#### [SHORT PROBLEM]
Quote the whole listing exactly. Leave the pictures out of your copy.

--- START OF AVAILABLE DATA ---

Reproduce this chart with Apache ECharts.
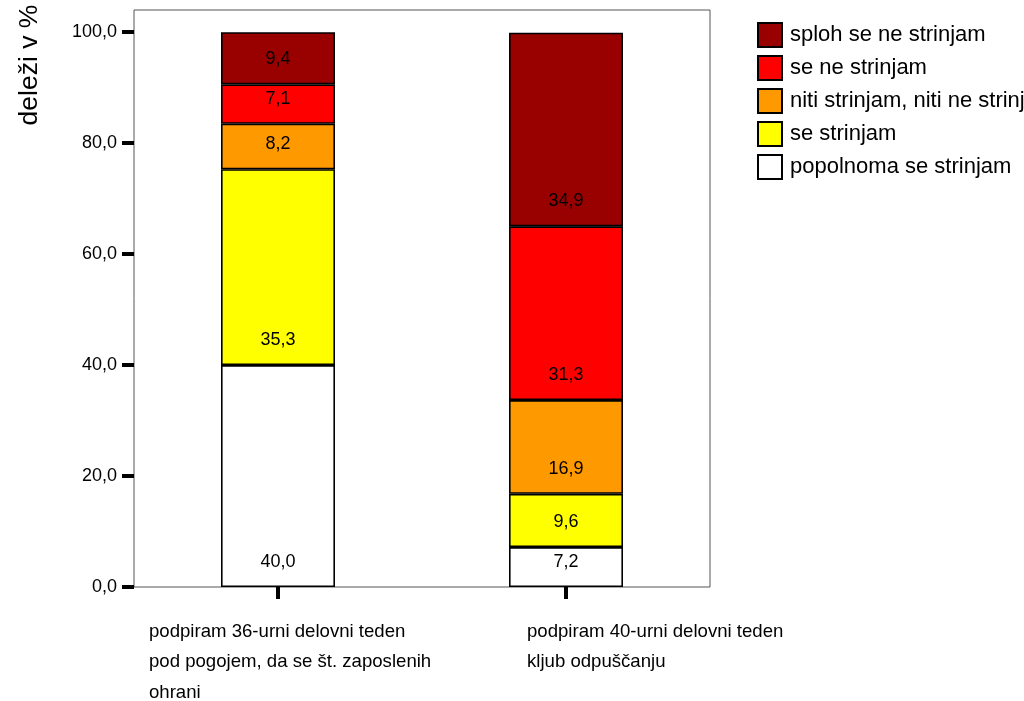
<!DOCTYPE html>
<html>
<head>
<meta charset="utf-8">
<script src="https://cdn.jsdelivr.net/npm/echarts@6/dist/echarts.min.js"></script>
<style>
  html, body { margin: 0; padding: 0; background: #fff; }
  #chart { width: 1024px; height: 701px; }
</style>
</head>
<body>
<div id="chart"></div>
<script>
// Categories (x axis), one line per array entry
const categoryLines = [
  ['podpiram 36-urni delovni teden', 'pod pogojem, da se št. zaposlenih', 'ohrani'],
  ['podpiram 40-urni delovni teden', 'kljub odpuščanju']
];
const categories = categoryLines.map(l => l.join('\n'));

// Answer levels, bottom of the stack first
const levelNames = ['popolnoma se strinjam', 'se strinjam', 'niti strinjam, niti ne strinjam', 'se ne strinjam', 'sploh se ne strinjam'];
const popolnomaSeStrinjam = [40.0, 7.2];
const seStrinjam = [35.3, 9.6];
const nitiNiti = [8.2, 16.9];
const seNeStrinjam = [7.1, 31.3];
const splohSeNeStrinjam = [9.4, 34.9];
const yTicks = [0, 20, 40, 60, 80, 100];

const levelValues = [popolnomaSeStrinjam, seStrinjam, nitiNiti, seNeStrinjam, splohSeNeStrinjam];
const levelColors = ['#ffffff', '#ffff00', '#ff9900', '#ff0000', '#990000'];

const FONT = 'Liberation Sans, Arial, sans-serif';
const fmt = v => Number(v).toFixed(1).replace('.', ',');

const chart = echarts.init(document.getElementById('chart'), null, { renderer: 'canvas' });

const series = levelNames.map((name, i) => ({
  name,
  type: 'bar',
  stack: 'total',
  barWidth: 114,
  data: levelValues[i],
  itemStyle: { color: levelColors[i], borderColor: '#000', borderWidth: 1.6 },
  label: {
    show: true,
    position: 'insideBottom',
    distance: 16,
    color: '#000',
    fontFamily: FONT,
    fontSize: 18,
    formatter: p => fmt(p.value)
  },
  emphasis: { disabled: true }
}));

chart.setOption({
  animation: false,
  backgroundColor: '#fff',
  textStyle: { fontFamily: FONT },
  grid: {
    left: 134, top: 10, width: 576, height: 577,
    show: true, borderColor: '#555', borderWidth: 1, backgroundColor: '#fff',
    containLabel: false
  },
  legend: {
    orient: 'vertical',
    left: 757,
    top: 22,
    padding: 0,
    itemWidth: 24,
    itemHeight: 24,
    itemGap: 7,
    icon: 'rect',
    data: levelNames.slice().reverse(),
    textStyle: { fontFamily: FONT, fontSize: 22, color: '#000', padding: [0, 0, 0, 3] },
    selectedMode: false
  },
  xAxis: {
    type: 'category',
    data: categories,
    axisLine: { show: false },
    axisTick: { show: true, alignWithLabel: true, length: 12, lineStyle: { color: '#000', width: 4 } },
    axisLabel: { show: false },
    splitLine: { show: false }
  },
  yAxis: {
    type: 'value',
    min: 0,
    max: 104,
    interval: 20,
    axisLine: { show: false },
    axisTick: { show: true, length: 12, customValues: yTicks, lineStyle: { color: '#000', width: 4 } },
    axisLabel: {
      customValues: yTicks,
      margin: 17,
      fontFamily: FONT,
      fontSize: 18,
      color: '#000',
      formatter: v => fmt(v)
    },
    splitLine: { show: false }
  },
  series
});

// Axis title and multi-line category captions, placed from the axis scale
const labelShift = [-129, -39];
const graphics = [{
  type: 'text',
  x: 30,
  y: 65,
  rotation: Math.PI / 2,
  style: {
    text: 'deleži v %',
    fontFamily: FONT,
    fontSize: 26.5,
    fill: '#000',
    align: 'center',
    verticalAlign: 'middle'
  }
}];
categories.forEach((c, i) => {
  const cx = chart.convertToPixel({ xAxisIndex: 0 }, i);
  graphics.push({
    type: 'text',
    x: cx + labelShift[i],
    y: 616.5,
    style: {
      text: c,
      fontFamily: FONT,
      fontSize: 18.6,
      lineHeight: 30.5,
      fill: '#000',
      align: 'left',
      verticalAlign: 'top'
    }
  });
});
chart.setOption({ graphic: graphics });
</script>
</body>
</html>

--- END OF AVAILABLE DATA ---

#### [RESULT OF THE EXERCISE]
Reproduce this chart with Apache ECharts.
<!DOCTYPE html>
<html>
<head>
<meta charset="utf-8">
<script src="https://cdn.jsdelivr.net/npm/echarts@6/dist/echarts.min.js"></script>
<style>
  html, body { margin: 0; padding: 0; background: #fff; }
  #chart { width: 1024px; height: 701px; }
</style>
</head>
<body>
<div id="chart"></div>
<script>
// Categories (x axis), one line per array entry
const categoryLines = [
  ['podpiram 36-urni delovni teden', 'pod pogojem, da se št. zaposlenih', 'ohrani'],
  ['podpiram 40-urni delovni teden', 'kljub odpuščanju']
];
const categories = categoryLines.map(l => l.join('\n'));

// Answer levels, bottom of the stack first
const levelNames = ['popolnoma se strinjam', 'se strinjam', 'niti strinjam, niti ne strinjam', 'se ne strinjam', 'sploh se ne strinjam'];
const popolnomaSeStrinjam = [40.0, 7.2];
const seStrinjam = [35.3, 9.6];
const nitiNiti = [8.2, 16.9];
const seNeStrinjam = [7.1, 31.3];
const splohSeNeStrinjam = [9.4, 34.9];
const yTicks = [0, 20, 40, 60, 80, 100];

const levelValues = [popolnomaSeStrinjam, seStrinjam, nitiNiti, seNeStrinjam, splohSeNeStrinjam];
const levelColors = ['#ffffff', '#ffff00', '#ff9900', '#ff0000', '#990000'];

const FONT = 'Liberation Sans, Arial, sans-serif';
const fmt = v => Number(v).toFixed(1).replace('.', ',');

const chart = echarts.init(document.getElementById('chart'), null, { renderer: 'canvas' });

const series = levelNames.map((name, i) => ({
  name,
  type: 'bar',
  stack: 'total',
  barWidth: 114,
  data: levelValues[i],
  itemStyle: { color: levelColors[i], borderColor: '#000', borderWidth: 1.6 },
  label: {
    show: true,
    position: 'insideBottom',
    distance: 16,
    color: '#000',
    fontFamily: FONT,
    fontSize: 18,
    formatter: p => fmt(p.value)
  },
  emphasis: { disabled: true }
}));

chart.setOption({
  animation: false,
  backgroundColor: '#fff',
  textStyle: { fontFamily: FONT },
  grid: {
    left: 134, top: 10, width: 576, height: 577,
    show: true, borderColor: '#555', borderWidth: 1, backgroundColor: '#fff',
    containLabel: false
  },
  legend: {
    orient: 'vertical',
    left: 757,
    top: 22,
    padding: 0,
    itemWidth: 24,
    itemHeight: 24,
    itemGap: 7,
    icon: 'rect',
    data: levelNames.slice().reverse(),
    textStyle: { fontFamily: FONT, fontSize: 22, color: '#000', padding: [0, 0, 0, 3] },
    selectedMode: false
  },
  xAxis: {
    type: 'category',
    data: categories,
    axisLine: { show: false },
    axisTick: { show: true, alignWithLabel: true, length: 12, lineStyle: { color: '#000', width: 4 } },
    axisLabel: { show: false },
    splitLine: { show: false }
  },
  yAxis: {
    type: 'value',
    min: 0,
    max: 104,
    interval: 20,
    axisLine: { show: false },
    axisTick: { show: true, length: 12, customValues: yTicks, lineStyle: { color: '#000', width: 4 } },
    axisLabel: {
      customValues: yTicks,
      margin: 17,
      fontFamily: FONT,
      fontSize: 18,
      color: '#000',
      formatter: v => fmt(v)
    },
    splitLine: { show: false }
  },
  series
});

// Axis title and multi-line category captions, placed from the axis scale
const labelShift = [-129, -39];
const graphics = [{
  type: 'text',
  x: 30,
  y: 65,
  rotation: Math.PI / 2,
  style: {
    text: 'deleži v %',
    fontFamily: FONT,
    fontSize: 26.5,
    fill: '#000',
    align: 'center',
    verticalAlign: 'middle'
  }
}];
categories.forEach((c, i) => {
  const cx = chart.convertToPixel({ xAxisIndex: 0 }, i);
  graphics.push({
    type: 'text',
    x: cx + labelShift[i],
    y: 616.5,
    style: {
      text: c,
      fontFamily: FONT,
      fontSize: 18.6,
      lineHeight: 30.5,
      fill: '#000',
      align: 'left',
      verticalAlign: 'top'
    }
  });
});
chart.setOption({ graphic: graphics });
</script>
</body>
</html>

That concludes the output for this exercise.